### DATA SEGMENT
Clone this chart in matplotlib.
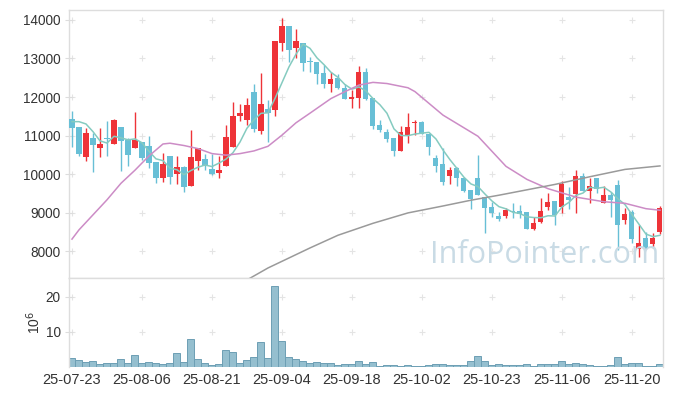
import numpy as np
import pandas as pd
import matplotlib
matplotlib.use('Agg')
import matplotlib.pyplot as plt

plt.rcParams['font.family'] = ['Liberation Sans', 'DejaVu Sans']

# daily candles, 85 trading days (25-07-23 .. 25-11-26)
opens = [11430, 11220, 10450, 10940, 10680, 10940, 10790, 11220, 10880, 10680,
         10820, 10730, 10300, 9890, 10470, 9990, 10190, 9680, 10330, 10390,
         10130, 10030, 10220, 10700, 11500, 11400, 12130, 11120, 11700, 11650,
         13390, 13840, 13280, 13400, 12920, 12900, 12620, 12330, 12500, 12240,
         11960, 11970, 12640, 11970, 11270, 11080, 10930, 10610, 10990, 11320,
         11360, 11040, 10420, 10250, 9950, 10160, 9890, 9590, 9900, 9400,
         9150, 8920, 8920, 9050, 9040, 9010, 8560, 8760, 9150, 9300,
         9150, 9400, 9480, 9950, 9570, 9890, 9240, 9460, 9720, 8810,
         9020, 8050, 8350, 8180, 8500]
highs = [11640, 11230, 11190, 11070, 11190, 11380, 11430, 11230, 10930, 11600,
         10830, 11000, 10310, 10550, 10470, 10470, 10200, 11140, 10680, 10530,
         10530, 10460, 11270, 11870, 11810, 11970, 12350, 12630, 11920, 13450,
         14050, 13850, 13760, 13400, 13050, 12910, 12830, 12660, 12600, 12330,
         12180, 12810, 12750, 11970, 11400, 11170, 10930, 11250, 11580, 11400,
         11370, 11040, 10490, 10670, 10190, 10170, 9890, 9590, 10490, 9400,
         9280, 9020, 9110, 9240, 9200, 9020, 8880, 9370, 9500, 9300,
         9830, 9670, 10100, 10020, 9890, 9900, 9690, 9540, 9850, 9110,
         9070, 8680, 8500, 8460, 9170]
lows = [10690, 10480, 10350, 10050, 10450, 10480, 10790, 10090, 10210, 10680,
        10360, 10160, 9760, 9790, 9730, 9730, 9530, 9680, 10100, 10100,
        9970, 9900, 10220, 10700, 11370, 11270, 11090, 11050, 10830, 11510,
        13190, 12910, 13020, 12680, 12650, 12330, 12230, 12130, 12220, 11950,
        11720, 11720, 11920, 11170, 11080, 10820, 10470, 10600, 10800, 11010,
        11030, 10490, 10060, 9720, 9730, 9700, 9530, 9090, 9450, 8460,
        8890, 8780, 8850, 8850, 8850, 8560, 8550, 8720, 9070, 8680,
        9000, 9080, 9000, 9560, 9260, 9500, 9240, 8890, 8030, 8700,
        8200, 7850, 8040, 8070, 8440]
closes = [11200, 10520, 11070, 10750, 10770, 10910, 11400, 10870, 10490, 10890,
          10410, 10290, 9890, 10260, 9920, 10190, 9650, 10440, 10680, 10210,
          9990, 10100, 10960, 11510, 11590, 11790, 11180, 11810, 11580, 13450,
          13840, 13230, 13460, 12890, 12900, 12600, 12350, 12470, 12230, 11960,
          12010, 12640, 11940, 11250, 11150, 10910, 10610, 11080, 11230, 11360,
          11030, 10710, 10220, 9800, 10100, 9890, 9570, 9350, 9460, 9130,
          8990, 8830, 9070, 9010, 8970, 8560, 8740, 9040, 9270, 8940,
          9740, 9330, 9950, 9570, 9690, 9610, 9460, 9330, 8680, 8960,
          8310, 8200, 8050, 8350, 9130]
volume = [2.6, 2.1, 1.5, 1.8, 0.9, 1.1, 1.1, 2.3, 1.1, 3.4,
          1.1, 1.4, 1.1, 0.9, 1.1, 4.0, 1.4, 8.0, 2.3, 1.1,
          0.6, 0.9, 4.8, 4.3, 1.1, 2.1, 2.8, 7.1, 2.6, 23.0,
          7.4, 2.8, 2.3, 1.7, 1.1, 1.4, 1.1, 1.1, 0.6, 0.9,
          0.9, 1.8, 0.9, 1.4, 0.2, 0.6, 0.6, 0.2, 0.6, 0.2,
          0.2, 0.6, 0.9, 0.9, 0.6, 0.6, 0.6, 1.8, 3.1, 1.8,
          0.6, 0.9, 0.6, 0.6, 0.6, 0.9, 0.2, 0.9, 0.9, 0.9,
          1.8, 0.9, 1.1, 0.9, 0.6, 0.2, 0.2, 0.6, 2.8, 0.9,
          1.1, 1.1, 0.2, 0.2, 0.9]

# MA5 before day 5 comes from older history
ma5_head = [11360, 11360, 11300, 11100]
ma20_idx = [0, 1, 5, 7, 9, 11, 13, 14, 16, 18, 20, 22, 24, 26, 28, 30, 32, 34, 37, 39,
            41, 43, 45, 48, 49, 53, 58, 62, 65, 68, 72, 76, 79, 82, 84]
ma20_val = [8310, 8550, 9330, 9760, 10100, 10470, 10780, 10800, 10740, 10660,
            10530, 10490, 10530, 10600, 10720, 11010, 11330, 11580, 11960, 12140,
            12310, 12380, 12350, 12240, 12140, 11530, 10980, 10200, 9860, 9620,
            9400, 9280, 9240, 9100, 9060]
ma60_idx = [25, 28, 31, 34, 38, 43, 48, 53, 57, 61, 65, 69, 74, 79, 84]
ma60_val = [7250, 7560, 7820, 8080, 8410, 8720, 8990, 9170, 9320, 9450, 9590, 9730,
            9930, 10120, 10210]

tick_pos = [0, 10, 20, 30, 40, 50, 60, 70, 80]
tick_lab = ['25-07-23', '25-08-06', '25-08-21', '25-09-04', '25-09-18',
            '25-10-02', '25-10-23', '25-11-06', '25-11-20']
price_ticks = [8000, 9000, 10000, 11000, 12000, 13000, 14000]
vol_ticks = [10, 20]

RED = '#ee3338'
BLUE = '#68bfd6'
EDGE = '#dddddd'

df = pd.DataFrame({'o': opens, 'h': highs, 'l': lows, 'c': closes, 'v': volume})
df['ma5'] = df['c'].rolling(5).mean()
df.loc[:3, 'ma5'] = ma5_head
x = np.arange(len(df))
up = df['c'] >= df['o']
colors = np.where(up, RED, BLUE)

fig = plt.figure(figsize=(6.73, 3.96), dpi=100)
ax = fig.add_axes([0.1025, 0.298, 0.8826, 0.6768])
axv = fig.add_axes([0.1025, 0.0732, 0.8826, 0.2247], sharex=ax)

# grid crosses
gx, gy = np.meshgrid(tick_pos, price_ticks)
ax.scatter(gx.ravel(), gy.ravel(), marker='+', s=22, color='#e4e4e4', lw=0.8, zorder=0)
gx, gy = np.meshgrid(tick_pos, vol_ticks)
axv.scatter(gx.ravel(), gy.ravel(), marker='+', s=22, color='#e4e4e4', lw=0.8, zorder=0)

# candles
ax.vlines(x, df['l'], df['h'], colors=colors, lw=1.0, zorder=2)
body_lo = np.minimum(df['o'], df['c'])
body_h = np.maximum(np.abs(df['c'] - df['o']), 25)
ax.bar(x, body_h, bottom=body_lo, width=0.72, color=colors, zorder=3)

ax.plot(x, df['ma5'], color='#85cbc0', lw=1.1, zorder=4)
ax.plot(ma20_idx, ma20_val, color='#cc8cc6', lw=1.1, zorder=4)
ax.plot(ma60_idx, ma60_val, color='#9a9a9a', lw=1.1, zorder=4)

ax.text(0.80, 0.087, 'InfoPointer.com', transform=ax.transAxes, ha='center', va='center',
        fontsize=22, color='#c9dbe5', family='Open Sans', zorder=5)

ax.set_xlim(-0.43, 84.43)
ax.set_ylim(7300, 14260)
ax.set_yticks(price_ticks)
ax.set_yticklabels([str(t) for t in price_ticks])
ax.tick_params(axis='y', direction='inout', length=6, color=EDGE, labelsize=9.8,
               labelcolor='#333333', pad=3)
ax.tick_params(axis='x', bottom=False, labelbottom=False)

# volume
axv.bar(x, df['v'], width=1.0, color='#95bfcf', edgecolor='#6d9fb4', lw=0.7, zorder=2)
axv.set_ylim(0, 25.4)
axv.set_yticks(vol_ticks)
axv.set_ylabel('10$^6$', fontsize=10, color='#333333', labelpad=2)
axv.set_xticks(tick_pos)
axv.set_xticklabels(tick_lab)
axv.tick_params(axis='y', direction='inout', length=6, color=EDGE, labelsize=9.8,
                labelcolor='#333333', pad=3)
axv.tick_params(axis='x', length=0, labelsize=10.5, labelcolor='#333333', pad=4)

for a in (ax, axv):
    for s in a.spines.values():
        s.set_color(EDGE)
        s.set_linewidth(1.0)
axv.spines['bottom'].set_visible(False)

fig.savefig('out.png', dpi=100)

### GIVEN INSTRUCTION
Determine how many lines of the listing above include the word "matplotlib", and report that number only.

### FINISHED ANSWER
4